-- Start DATA LINES --

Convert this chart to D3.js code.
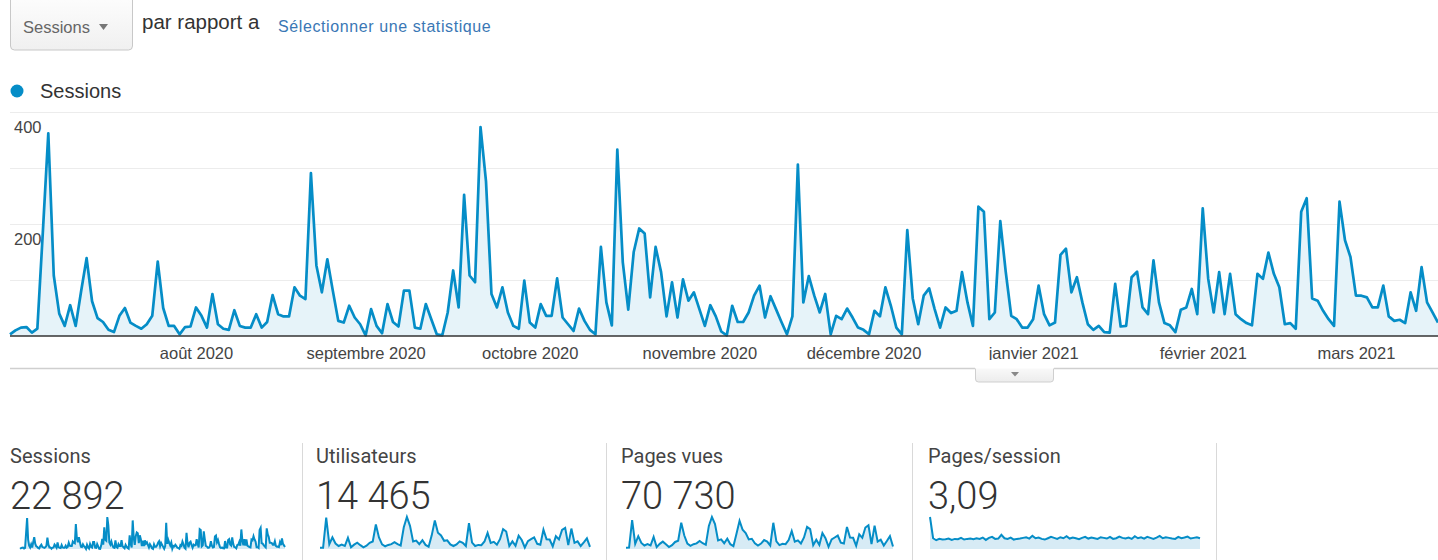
<!DOCTYPE html>
<html lang="fr">
<head>
<meta charset="utf-8">
<script src="https://cdn.jsdelivr.net/npm/d3@7"></script>
<style>
  html, body { margin: 0; padding: 0; background: #fff; }
  svg { display: block; }
</style>
</head>
<body>
<svg id="chart" width="1438" height="560"></svg>
<script>
const startDate = new Date(2020, 5, 28);
const sessions = [
  3, 10, 15, 16, 6, 13, 185, 362, 108, 40,
  18, 55, 18, 80, 139, 62, 32, 25, 11, 7,
  36, 50, 24, 18, 13, 21, 36, 133, 50, 18,
  18, 3, 16, 17, 51, 36, 15, 75, 21, 13,
  11, 46, 18, 15, 15, 39, 15, 25, 73, 39,
  35, 35, 87, 72, 66, 291, 126, 78, 137, 81,
  27, 24, 54, 33, 21, 1, 48, 18, 5, 57,
  25, 17, 81, 81, 15, 13, 57, 30, 3, 1,
  42, 117, 51, 252, 108, 96, 373, 276, 75, 51,
  87, 42, 18, 13, 99, 24, 15, 57, 36, 36,
  103, 33, 21, 9, 49, 27, 11, 3, 159, 60,
  19, 333, 132, 47, 150, 192, 183, 69, 159, 114,
  35, 96, 33, 101, 63, 78, 48, 18, 55, 35,
  8, 1, 54, 25, 25, 42, 72, 90, 33, 71,
  48, 25, 3, 35, 306, 60, 107, 72, 42, 75,
  3, 36, 30, 49, 33, 15, 11, 3, 45, 35,
  87, 54, 15, 3, 189, 67, 21, 72, 85, 48,
  15, 51, 41, 45, 114, 60, 18, 231, 222, 30,
  42, 205, 114, 36, 30, 15, 15, 30, 90, 39,
  19, 24, 145, 156, 78, 105, 60, 21, 11, 18,
  7, 6, 93, 17, 18, 105, 115, 51, 39, 135,
  60, 23, 19, 7, 47, 51, 84, 39, 228, 102,
  42, 114, 39, 111, 39, 30, 23, 19, 111, 102,
  149, 111, 87, 21, 23, 13, 222, 246, 67, 63,
  45, 30, 18, 240, 171, 141, 72, 72, 69, 51,
  51, 90, 35, 27, 29, 23, 78, 45, 123, 60,
  42, 24
];

const monthTicks = [
  new Date(2020, 7, 1), new Date(2020, 8, 1), new Date(2020, 9, 1),
  new Date(2020, 10, 1), new Date(2020, 11, 1), new Date(2021, 0, 1),
  new Date(2021, 1, 1), new Date(2021, 2, 1)
];
const monthLabels = [
  "août 2020", "septembre 2020", "octobre 2020", "novembre 2020",
  "décembre 2020", "janvier 2021", "février 2021", "mars 2021"
];
const gridValues = [100, 200, 300, 400];
const yLabelValues = [200, 400];

// Cartes de synthese
const cardTitles = ["Sessions", "Utilisateurs", "Pages vues", "Pages/session"];
const cardValues = ["22 892", "14 465", "70 730", "3,09"];

// Mini-courbes (un point tous les 3 jours, estimees a l'oeil)
const usersSpark = [
  10, 10, 230, 35, 85, 40, 22, 32, 22, 82, 12, 32, 46, 28, 12, 24, 45, 55, 180, 85,
  34, 20, 30, 36, 50, 36, 26, 160, 235, 170, 55, 62, 36, 64, 30, 17, 100, 210, 120, 100,
  60, 64, 34, 22, 34, 56, 45, 22, 190, 47, 22, 30, 28, 55, 118, 45, 53, 32, 72, 145,
  128, 22, 56, 24, 98, 66, 11, 58, 72, 85, 38, 32, 142, 72, 70, 19, 94, 70, 140, 155,
  28, 150, 45, 56, 22, 49, 78, 15
];
const pageviewsSpark = [
  40, 45, 900, 160, 400, 190, 110, 150, 110, 380, 60, 160, 230, 150, 60, 120, 220, 260, 820, 420,
  170, 100, 150, 175, 250, 180, 130, 720, 1000, 780, 270, 300, 180, 320, 150, 90, 480, 880, 600, 500,
  300, 320, 180, 110, 170, 280, 230, 110, 820, 240, 120, 160, 150, 280, 560, 230, 270, 170, 360, 690,
  620, 120, 290, 130, 500, 340, 70, 300, 360, 420, 200, 170, 690, 360, 350, 100, 460, 350, 670, 740,
  150, 730, 230, 290, 110, 250, 400, 80
];
const ppsSpark = [
  9.5, 3.2, 2.6, 3.0, 2.8, 2.9, 3.1, 2.7, 3.0, 2.9, 3.3, 2.8, 3.0, 3.1, 2.9, 3.2, 3.0, 3.4, 2.7, 3.3,
  3.6, 3.0, 3.1, 4.2, 3.2, 3.0, 3.4, 2.8, 3.0, 3.1, 3.3, 3.5, 3.1, 3.9, 3.2, 3.4, 3.0, 2.8, 3.2, 3.6,
  3.3, 3.0, 3.5, 3.2, 3.8, 3.1, 3.4, 3.2, 2.9, 3.3, 3.6, 3.1, 3.4, 3.2, 3.0, 3.5, 3.3, 3.1, 3.6, 3.0,
  3.2, 3.7, 3.3, 3.1, 3.4, 3.0, 3.8, 3.2, 3.5, 3.1, 3.6, 3.3, 3.0, 3.4, 3.9, 3.2, 3.5, 3.3, 3.1, 3.0,
  3.6, 3.2, 3.4, 3.7, 3.1, 3.3, 3.5, 3.2
];

const blue = "#058dc7";
const axisFont = "Arial, 'Liberation Sans', sans-serif";
const cardFont = "Roboto, 'Noto Sans', sans-serif";

const svg = d3.select("#chart");
const defs = svg.append("defs");

const data = sessions.map((v, i) => ({ date: d3.timeDay.offset(startDate, i), value: v }));

// Barre du haut
const btnGrad = defs.append("linearGradient")
  .attr("id", "btnGrad").attr("x1", 0).attr("x2", 0).attr("y1", 0).attr("y2", 1);
btnGrad.append("stop").attr("offset", "0%").attr("stop-color", "#ffffff");
btnGrad.append("stop").attr("offset", "100%").attr("stop-color", "#f0f0f0");

svg.append("rect")
  .attr("x", 10.5).attr("y", -12).attr("width", 122).attr("height", 62)
  .attr("rx", 4)
  .attr("fill", "url(#btnGrad)")
  .attr("stroke", "#c8c8c8");

svg.append("text")
  .attr("x", 23).attr("y", 33)
  .attr("font-family", axisFont).attr("font-size", 16.5)
  .attr("fill", "#666")
  .text("Sessions");

svg.append("path")
  .attr("d", "M99,24 L108,24 L103.5,30 Z")
  .attr("fill", "#777");

svg.append("text")
  .attr("x", 142).attr("y", 29)
  .attr("font-family", axisFont).attr("font-size", 20.5)
  .attr("fill", "#333")
  .text("par rapport a");

svg.append("text")
  .attr("x", 278).attr("y", 32)
  .attr("font-family", axisFont).attr("font-size", 16)
  .attr("letter-spacing", 0.6)
  .attr("fill", "#3a77b5")
  .text("Sélectionner une statistique");

// Legende
svg.append("circle")
  .attr("cx", 17).attr("cy", 91).attr("r", 6.5)
  .attr("fill", blue);

svg.append("text")
  .attr("x", 40).attr("y", 98)
  .attr("font-family", axisFont).attr("font-size", 20)
  .attr("fill", "#333")
  .text("Sessions");

// Graphique principal
const x = d3.scaleTime()
  .domain([startDate, d3.timeDay.offset(startDate, sessions.length - 1)])
  .range([10, 1438]);
const y = d3.scaleLinear().domain([0, 400]).range([336, 112]);

svg.append("g")
  .selectAll("line")
  .data(gridValues)
  .join("line")
  .attr("x1", 10).attr("x2", 1438)
  .attr("y1", d => y(d) + 0.5).attr("y2", d => y(d) + 0.5)
  .attr("stroke", "#ececec");

const area = d3.area()
  .x(d => x(d.date))
  .y0(y(0))
  .y1(d => y(d.value));

const line = d3.line()
  .x(d => x(d.date))
  .y(d => y(d.value));

svg.append("path")
  .datum(data)
  .attr("d", area)
  .attr("fill", "#e6f3f9");

svg.append("path")
  .datum(data)
  .attr("d", line)
  .attr("fill", "none")
  .attr("stroke", blue)
  .attr("stroke-width", 2.7)
  .attr("stroke-linejoin", "round");

svg.append("line")
  .attr("x1", 10).attr("x2", 1438)
  .attr("y1", y(0)).attr("y2", y(0))
  .attr("stroke", "#333").attr("stroke-width", 1.6);

svg.append("g")
  .selectAll("text")
  .data(yLabelValues)
  .join("text")
  .attr("x", 14)
  .attr("y", d => y(d) + 20.5)
  .attr("font-family", axisFont).attr("font-size", 16.5)
  .attr("fill", "#444")
  .text(d => d);

// Axe des mois
const xAxis = d3.axisBottom(x)
  .tickValues(monthTicks)
  .tickSize(0)
  .tickPadding(11)
  .tickFormat((d, i) => monthLabels[i]);

const xAxisGroup = svg.append("g")
  .attr("transform", `translate(0,${y(0)})`)
  .call(xAxis);
xAxisGroup.select(".domain").remove();
xAxisGroup.selectAll("text")
  .attr("font-family", axisFont)
  .attr("font-size", 16.5)
  .attr("fill", "#444");

// Bordure basse et onglet
svg.append("line")
  .attr("x1", 10).attr("x2", 1438)
  .attr("y1", 368.5).attr("y2", 368.5)
  .attr("stroke", "#cfcfcf").attr("stroke-width", 1.5);

const tabGrad = defs.append("linearGradient")
  .attr("id", "tabGrad").attr("x1", 0).attr("x2", 0).attr("y1", 0).attr("y2", 1);
tabGrad.append("stop").attr("offset", "0%").attr("stop-color", "#ffffff");
tabGrad.append("stop").attr("offset", "100%").attr("stop-color", "#ececec");

svg.append("rect")
  .attr("x", 975.5).attr("y", 362).attr("width", 78).attr("height", 20)
  .attr("rx", 3)
  .attr("fill", "url(#tabGrad)")
  .attr("stroke", "#cfcfcf");
svg.append("rect")
  .attr("x", 975).attr("y", 360).attr("width", 79).attr("height", 8.5)
  .attr("fill", "#fff");
svg.append("path")
  .attr("d", "M1011,372 L1019,372 L1015,376.5 Z")
  .attr("fill", "#888");

// Cartes
const cardX = [10, 316, 621, 928];
const sepX = [302, 606, 912, 1216];
const sparkSeries = [sessions, usersSpark, pageviewsSpark, ppsSpark];
const sparkRanges = [[20, 285], [320, 590], [626, 893], [930, 1200]];

svg.append("g")
  .selectAll("line")
  .data(sepX)
  .join("line")
  .attr("x1", d => d + 0.5).attr("x2", d => d + 0.5)
  .attr("y1", 443).attr("y2", 560)
  .attr("stroke", "#d9d9d9");

const cards = svg.append("g")
  .selectAll("g")
  .data(cardTitles)
  .join("g");

cards.append("text")
  .attr("x", (d, i) => cardX[i])
  .attr("y", 463)
  .attr("font-family", cardFont).attr("font-size", 20)
  .attr("fill", "#444")
  .text(d => d);

cards.append("text")
  .attr("x", (d, i) => cardX[i])
  .attr("y", 509)
  .attr("font-family", cardFont).attr("font-size", 38)
  .attr("font-weight", 300)
  .attr("fill", "#333")
  .text((d, i) => cardValues[i]);

sparkSeries.forEach((series, k) => {
  const sx = d3.scaleLinear()
    .domain([0, series.length - 1])
    .range(sparkRanges[k]);
  const sy = d3.scaleLinear()
    .domain([0, d3.max(series)])
    .range([549, 517]);

  svg.append("path")
    .datum(series)
    .attr("d", d3.area().x((d, i) => sx(i)).y0(549).y1(d => sy(d)))
    .attr("fill", "#d7ebf5");

  svg.append("path")
    .datum(series)
    .attr("d", d3.line().x((d, i) => sx(i)).y(d => sy(d)))
    .attr("fill", "none")
    .attr("stroke", blue)
    .attr("stroke-width", 2);
});
</script>
</body>
</html>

-- End DATA LINES --

YOUR OBJECTIVE - Find how many lines of the listing include the string "chart" and give that number, nothing else.

OUTPUT OF THE EXERCISE - 3